Barnes-Jewish Hospital shooting sparks debate on armed hospital officers: 5 takeaways

After security guards at St. Louis-based Barnes-Jewish Hospital shot and killed a patient who refused to drop two knives after pushing his way out of a treatment room Jan. 11, hospital executives are debating whether armed security guards make hospitals safer, according to a St. Louis Post-Dispatch report.

Approximately half of U.S. hospitals employ security guards armed with handguns, according to a national survey. U.S. hospital grounds see an average of 14 shootings annually. Emergency rooms are the most common site for shootings, followed by parking lots and patient rooms, according to a study by researchers at Baltimore-based Johns Hopkins University.

Here are five takeaways from the report.

1. A number of hospital executives think having armed guards sends a conflicting message and adds danger to the already tense and emotional setting of a hospital, according to the report.

2. Other hospital executives argue armed hospital security guards act as a deterrent to the threat of workplace violence.

3. Healthcare workers account for approximately 75 percent of the victims of workplace violence, with more than 11,000 reported assaults a year, according to the U.S. Department of Labor. Although the labor department provides guidelines for preventing workplace violence in healthcare settings, it does not take a stance on armed guards.

4. Twenty-three percent of ER shootings involve someone taking a security guard's gun, which further complicates whether having weapons in these high-pressure settings is safer for the hospital's patients and staff, according to the Johns Hopkins study.
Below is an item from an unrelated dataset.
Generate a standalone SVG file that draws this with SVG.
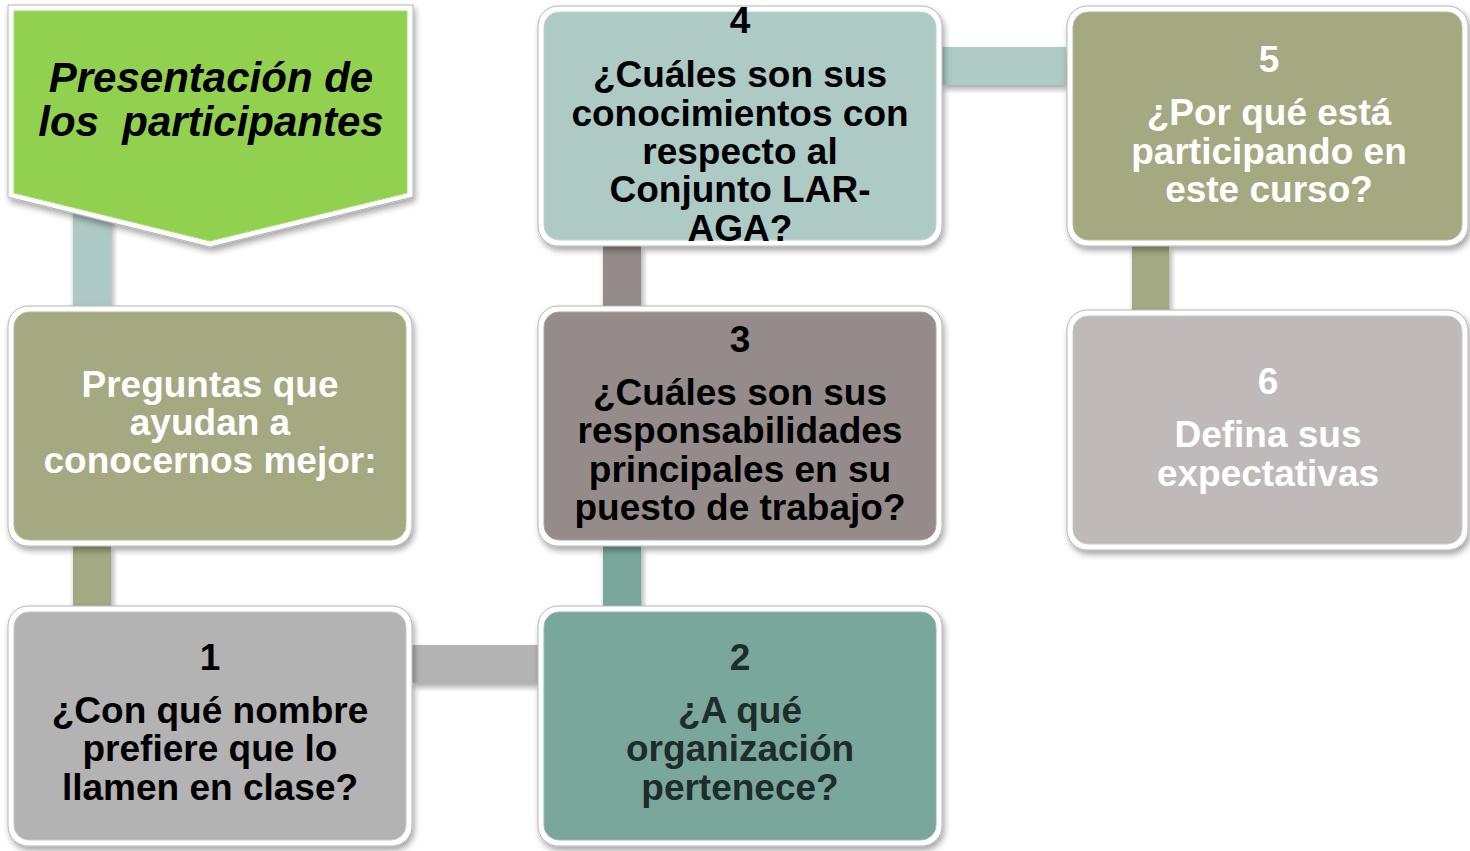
<svg xmlns="http://www.w3.org/2000/svg" width="1470" height="851" viewBox="0 0 1470 851">
<defs>
<filter id="sh" x="-10%" y="-10%" width="125%" height="130%">
<feDropShadow dx="2" dy="4" stdDeviation="3" flood-color="#000" flood-opacity="0.35"/>
</filter>
<style>
.frame{fill:#fff;stroke:#b5b5b5;stroke-width:1;filter:url(#sh)}
.t{font-family:"Liberation Sans",Arial,sans-serif;font-weight:bold;font-size:37px;text-anchor:middle}
.title{font-size:42px;font-style:italic}
.w{fill:#fff}
.k{fill:#000}
.d{fill:#1e2d29}
.bar{filter:url(#sh)}
</style>
</defs>
<rect width="1470" height="851" fill="#fff"/>
<g id="connectors">
<rect class="bar" x="73" y="200" width="38" height="106" fill="#adc9c5"/>
<rect class="bar" x="73" y="546" width="38" height="60" fill="#a3a982"/>
<rect class="bar" x="412" y="645" width="126" height="38" fill="#b3b3b3"/>
<rect class="bar" x="603" y="546" width="38" height="60" fill="#7aa79c"/>
<rect class="bar" x="603" y="246" width="38" height="60" fill="#958b8a"/>
<rect class="bar" x="942" y="47" width="124" height="38" fill="#aecac5"/>
<rect class="bar" x="1132" y="246" width="37" height="64" fill="#a3a982"/>
</g>
<g id="title">
<polygon class="frame" points="8,5 413,5 413,197 210,247 8,197"/>
<polygon points="14,11 407,11 407,193 210,241 14,193" fill="#92d050" stroke="#a8dc72" stroke-width="1"/>
<text class="t k title" xml:space="preserve"><tspan x="211" y="92">Presentación de</tspan><tspan x="211" y="136">los  participantes</tspan></text>
</g>
<g id="intro">
<rect class="frame" x="8" y="306" width="404" height="240" rx="20"/>
<rect x="14" y="312" width="392" height="228" rx="15" fill="#a4a981" stroke="#b8bc9a"/>
<text class="t w"><tspan x="210" y="397">Preguntas que</tspan><tspan x="210" y="435">ayudan a</tspan><tspan x="210" y="473">conocernos mejor:</tspan></text>
</g>
<g id="q1">
<rect class="frame" x="8" y="606" width="404" height="240" rx="20"/>
<rect x="14" y="612" width="392" height="228" rx="15" fill="#b3b3b3" stroke="#c6c6c6"/>
<text class="t k"><tspan x="210" y="670">1</tspan><tspan x="210" y="723">¿Con qué nombre</tspan><tspan x="210" y="761">prefiere que lo</tspan><tspan x="210" y="800">llamen en clase?</tspan></text>
</g>
<g id="q2">
<rect class="frame" x="538" y="606" width="404" height="240" rx="20"/>
<rect x="544" y="612" width="392" height="228" rx="15" fill="#7aa79c" stroke="#93b9b0"/>
<text class="t d"><tspan x="740" y="670">2</tspan><tspan x="740" y="723">¿A qué</tspan><tspan x="740" y="761">organización</tspan><tspan x="740" y="800">pertenece?</tspan></text>
</g>
<g id="q3">
<rect class="frame" x="538" y="306" width="404" height="240" rx="20"/>
<rect x="544" y="312" width="392" height="228" rx="15" fill="#958b8a" stroke="#aaa2a1"/>
<text class="t k"><tspan x="740" y="352">3</tspan><tspan x="740" y="405">¿Cuáles son sus</tspan><tspan x="740" y="443">responsabilidades</tspan><tspan x="740" y="482">principales en su</tspan><tspan x="740" y="520">puesto de trabajo?</tspan></text>
</g>
<g id="q4">
<rect class="frame" x="538" y="6" width="404" height="240" rx="20"/>
<rect x="544" y="12" width="392" height="228" rx="15" fill="#aecac5" stroke="#c1d6d2"/>
<text class="t k"><tspan x="740" y="33">4</tspan><tspan x="740" y="87">¿Cuáles son sus</tspan><tspan x="740" y="126">conocimientos con</tspan><tspan x="740" y="164">respecto al</tspan><tspan x="740" y="202">Conjunto LAR-</tspan><tspan x="740" y="241">AGA?</tspan></text>
</g>
<g id="q5">
<rect class="frame" x="1067" y="6" width="401" height="240" rx="20"/>
<rect x="1073" y="12" width="389" height="228" rx="15" fill="#a4a981" stroke="#b8bc9a"/>
<text class="t w"><tspan x="1269" y="72">5</tspan><tspan x="1269" y="125">¿Por qué está</tspan><tspan x="1269" y="164">participando en</tspan><tspan x="1269" y="202">este curso?</tspan></text>
</g>
<g id="q6">
<rect class="frame" x="1067" y="310" width="401" height="240" rx="20"/>
<rect x="1073" y="316" width="389" height="228" rx="15" fill="#bfb9b9" stroke="#cfcaca"/>
<text class="t w"><tspan x="1268" y="394">6</tspan><tspan x="1268" y="447">Defina sus</tspan><tspan x="1268" y="486">expectativas</tspan></text>
</g>
</svg>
5. Although the Missouri Hospital Association provides training for active shooter situations, the organization has shifted focus to holding violence de-escalation seminars for healthcare workers. "No one wants to get punched at work, and that certainly happens a lot more than the patient or the visitor being harmed," Dave Dillon, vice president of public and media relations for the Missouri Hospital Association, told the St. Louis Post-Dispatch.